> _Records for the exercise_:
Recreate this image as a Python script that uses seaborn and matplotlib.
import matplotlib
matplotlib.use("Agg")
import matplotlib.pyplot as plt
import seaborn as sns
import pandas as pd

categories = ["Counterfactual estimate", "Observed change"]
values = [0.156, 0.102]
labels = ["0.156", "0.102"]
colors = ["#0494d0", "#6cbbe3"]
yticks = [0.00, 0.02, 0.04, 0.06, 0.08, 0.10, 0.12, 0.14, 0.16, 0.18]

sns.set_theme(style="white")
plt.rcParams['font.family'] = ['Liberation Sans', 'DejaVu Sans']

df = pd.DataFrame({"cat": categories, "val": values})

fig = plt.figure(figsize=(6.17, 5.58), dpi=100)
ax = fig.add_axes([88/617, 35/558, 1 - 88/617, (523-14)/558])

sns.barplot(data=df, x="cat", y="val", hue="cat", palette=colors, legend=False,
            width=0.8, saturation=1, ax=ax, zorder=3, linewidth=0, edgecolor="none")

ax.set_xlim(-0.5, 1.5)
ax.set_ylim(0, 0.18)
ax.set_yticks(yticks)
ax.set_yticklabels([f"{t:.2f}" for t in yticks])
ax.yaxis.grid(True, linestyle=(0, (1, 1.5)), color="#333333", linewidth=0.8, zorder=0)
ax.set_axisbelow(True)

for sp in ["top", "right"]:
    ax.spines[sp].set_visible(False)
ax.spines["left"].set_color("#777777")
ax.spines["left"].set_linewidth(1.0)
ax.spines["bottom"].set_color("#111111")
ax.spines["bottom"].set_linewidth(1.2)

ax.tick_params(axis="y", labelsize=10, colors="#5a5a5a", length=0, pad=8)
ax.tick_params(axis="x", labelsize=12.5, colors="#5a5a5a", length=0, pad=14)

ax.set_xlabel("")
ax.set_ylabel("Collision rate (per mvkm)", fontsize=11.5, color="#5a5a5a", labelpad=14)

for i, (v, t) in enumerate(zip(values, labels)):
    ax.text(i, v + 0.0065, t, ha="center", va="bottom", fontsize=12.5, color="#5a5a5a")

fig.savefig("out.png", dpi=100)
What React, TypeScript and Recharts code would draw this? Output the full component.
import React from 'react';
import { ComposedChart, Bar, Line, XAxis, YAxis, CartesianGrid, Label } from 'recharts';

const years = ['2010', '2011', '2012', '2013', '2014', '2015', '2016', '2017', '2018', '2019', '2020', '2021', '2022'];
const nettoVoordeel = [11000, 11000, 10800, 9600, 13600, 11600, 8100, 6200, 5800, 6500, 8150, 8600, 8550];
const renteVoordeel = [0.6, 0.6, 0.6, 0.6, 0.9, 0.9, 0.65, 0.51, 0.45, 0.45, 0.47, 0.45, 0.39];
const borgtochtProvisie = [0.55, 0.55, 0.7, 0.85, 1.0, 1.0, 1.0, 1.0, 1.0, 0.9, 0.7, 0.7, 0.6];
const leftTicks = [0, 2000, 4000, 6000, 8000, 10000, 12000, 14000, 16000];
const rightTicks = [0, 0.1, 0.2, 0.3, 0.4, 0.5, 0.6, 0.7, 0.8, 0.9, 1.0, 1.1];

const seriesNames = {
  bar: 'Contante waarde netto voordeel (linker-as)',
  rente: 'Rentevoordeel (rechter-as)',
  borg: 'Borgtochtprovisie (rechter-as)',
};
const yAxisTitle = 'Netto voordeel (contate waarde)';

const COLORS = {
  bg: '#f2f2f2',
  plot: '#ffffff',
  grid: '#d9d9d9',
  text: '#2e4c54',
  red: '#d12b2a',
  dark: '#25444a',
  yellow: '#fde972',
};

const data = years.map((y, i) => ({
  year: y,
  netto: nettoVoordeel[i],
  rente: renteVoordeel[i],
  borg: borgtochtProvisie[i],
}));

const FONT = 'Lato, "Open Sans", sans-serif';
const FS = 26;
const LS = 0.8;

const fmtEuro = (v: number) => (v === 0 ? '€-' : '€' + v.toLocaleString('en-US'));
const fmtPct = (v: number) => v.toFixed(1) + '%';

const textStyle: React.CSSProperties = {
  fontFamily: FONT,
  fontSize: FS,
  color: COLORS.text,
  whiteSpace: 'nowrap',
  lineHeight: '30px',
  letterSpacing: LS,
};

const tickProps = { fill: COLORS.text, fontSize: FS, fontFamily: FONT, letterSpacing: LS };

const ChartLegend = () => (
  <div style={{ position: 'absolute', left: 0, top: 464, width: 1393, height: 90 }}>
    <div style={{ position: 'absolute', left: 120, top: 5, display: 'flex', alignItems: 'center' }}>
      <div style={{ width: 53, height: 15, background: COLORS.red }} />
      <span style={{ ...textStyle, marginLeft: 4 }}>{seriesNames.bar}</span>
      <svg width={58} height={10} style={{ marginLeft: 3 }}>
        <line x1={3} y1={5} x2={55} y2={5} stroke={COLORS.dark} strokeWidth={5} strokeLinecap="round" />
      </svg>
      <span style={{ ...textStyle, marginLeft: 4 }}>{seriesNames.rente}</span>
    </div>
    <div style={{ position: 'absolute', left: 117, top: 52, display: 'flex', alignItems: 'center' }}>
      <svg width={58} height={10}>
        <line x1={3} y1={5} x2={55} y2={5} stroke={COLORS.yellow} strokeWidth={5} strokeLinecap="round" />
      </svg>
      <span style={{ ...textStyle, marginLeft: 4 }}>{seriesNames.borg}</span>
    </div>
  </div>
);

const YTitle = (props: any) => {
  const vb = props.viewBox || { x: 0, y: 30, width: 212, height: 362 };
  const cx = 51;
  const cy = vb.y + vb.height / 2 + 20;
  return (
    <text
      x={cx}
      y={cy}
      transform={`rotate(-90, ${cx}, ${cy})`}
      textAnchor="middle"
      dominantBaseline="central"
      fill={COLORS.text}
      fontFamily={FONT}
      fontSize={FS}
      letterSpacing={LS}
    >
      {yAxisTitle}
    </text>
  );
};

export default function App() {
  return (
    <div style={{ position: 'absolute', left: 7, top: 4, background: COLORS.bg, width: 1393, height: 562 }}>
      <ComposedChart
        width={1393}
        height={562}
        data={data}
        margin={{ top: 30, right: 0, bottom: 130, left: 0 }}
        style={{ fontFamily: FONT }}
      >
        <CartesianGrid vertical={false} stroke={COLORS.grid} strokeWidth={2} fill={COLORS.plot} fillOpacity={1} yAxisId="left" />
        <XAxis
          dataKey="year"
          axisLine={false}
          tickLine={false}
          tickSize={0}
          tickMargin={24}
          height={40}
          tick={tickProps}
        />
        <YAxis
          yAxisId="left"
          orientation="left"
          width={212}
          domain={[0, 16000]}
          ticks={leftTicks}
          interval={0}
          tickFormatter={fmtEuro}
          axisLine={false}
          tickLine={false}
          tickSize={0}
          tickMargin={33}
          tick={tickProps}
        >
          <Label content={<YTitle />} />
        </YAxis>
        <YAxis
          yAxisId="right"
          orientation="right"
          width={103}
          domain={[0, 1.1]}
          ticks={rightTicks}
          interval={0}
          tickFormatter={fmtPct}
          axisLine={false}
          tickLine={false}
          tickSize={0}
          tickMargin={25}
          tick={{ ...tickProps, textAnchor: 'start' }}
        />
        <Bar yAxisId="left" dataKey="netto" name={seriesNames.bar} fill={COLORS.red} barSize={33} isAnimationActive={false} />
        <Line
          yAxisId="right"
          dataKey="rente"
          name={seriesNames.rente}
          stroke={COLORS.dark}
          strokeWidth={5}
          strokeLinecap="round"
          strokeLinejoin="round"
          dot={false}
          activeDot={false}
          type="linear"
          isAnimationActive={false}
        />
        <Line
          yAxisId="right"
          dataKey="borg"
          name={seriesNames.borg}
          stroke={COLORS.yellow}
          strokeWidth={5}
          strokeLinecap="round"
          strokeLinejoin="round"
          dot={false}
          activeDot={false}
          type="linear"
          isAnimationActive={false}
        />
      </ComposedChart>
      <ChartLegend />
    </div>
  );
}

> _What you should do_: Taking the records above, retype every line from the one with "What React, TypeScript" down to the one with "FONT, letterSpacing: LS", exactly and with nothing else.

> _Reply_:
What React, TypeScript and Recharts code would draw this? Output the full component.
import React from 'react';
import { ComposedChart, Bar, Line, XAxis, YAxis, CartesianGrid, Label } from 'recharts';

const years = ['2010', '2011', '2012', '2013', '2014', '2015', '2016', '2017', '2018', '2019', '2020', '2021', '2022'];
const nettoVoordeel = [11000, 11000, 10800, 9600, 13600, 11600, 8100, 6200, 5800, 6500, 8150, 8600, 8550];
const renteVoordeel = [0.6, 0.6, 0.6, 0.6, 0.9, 0.9, 0.65, 0.51, 0.45, 0.45, 0.47, 0.45, 0.39];
const borgtochtProvisie = [0.55, 0.55, 0.7, 0.85, 1.0, 1.0, 1.0, 1.0, 1.0, 0.9, 0.7, 0.7, 0.6];
const leftTicks = [0, 2000, 4000, 6000, 8000, 10000, 12000, 14000, 16000];
const rightTicks = [0, 0.1, 0.2, 0.3, 0.4, 0.5, 0.6, 0.7, 0.8, 0.9, 1.0, 1.1];

const seriesNames = {
  bar: 'Contante waarde netto voordeel (linker-as)',
  rente: 'Rentevoordeel (rechter-as)',
  borg: 'Borgtochtprovisie (rechter-as)',
};
const yAxisTitle = 'Netto voordeel (contate waarde)';

const COLORS = {
  bg: '#f2f2f2',
  plot: '#ffffff',
  grid: '#d9d9d9',
  text: '#2e4c54',
  red: '#d12b2a',
  dark: '#25444a',
  yellow: '#fde972',
};

const data = years.map((y, i) => ({
  year: y,
  netto: nettoVoordeel[i],
  rente: renteVoordeel[i],
  borg: borgtochtProvisie[i],
}));

const FONT = 'Lato, "Open Sans", sans-serif';
const FS = 26;
const LS = 0.8;

const fmtEuro = (v: number) => (v === 0 ? '€-' : '€' + v.toLocaleString('en-US'));
const fmtPct = (v: number) => v.toFixed(1) + '%';

const textStyle: React.CSSProperties = {
  fontFamily: FONT,
  fontSize: FS,
  color: COLORS.text,
  whiteSpace: 'nowrap',
  lineHeight: '30px',
  letterSpacing: LS,
};

const tickProps = { fill: COLORS.text, fontSize: FS, fontFamily: FONT, letterSpacing: LS };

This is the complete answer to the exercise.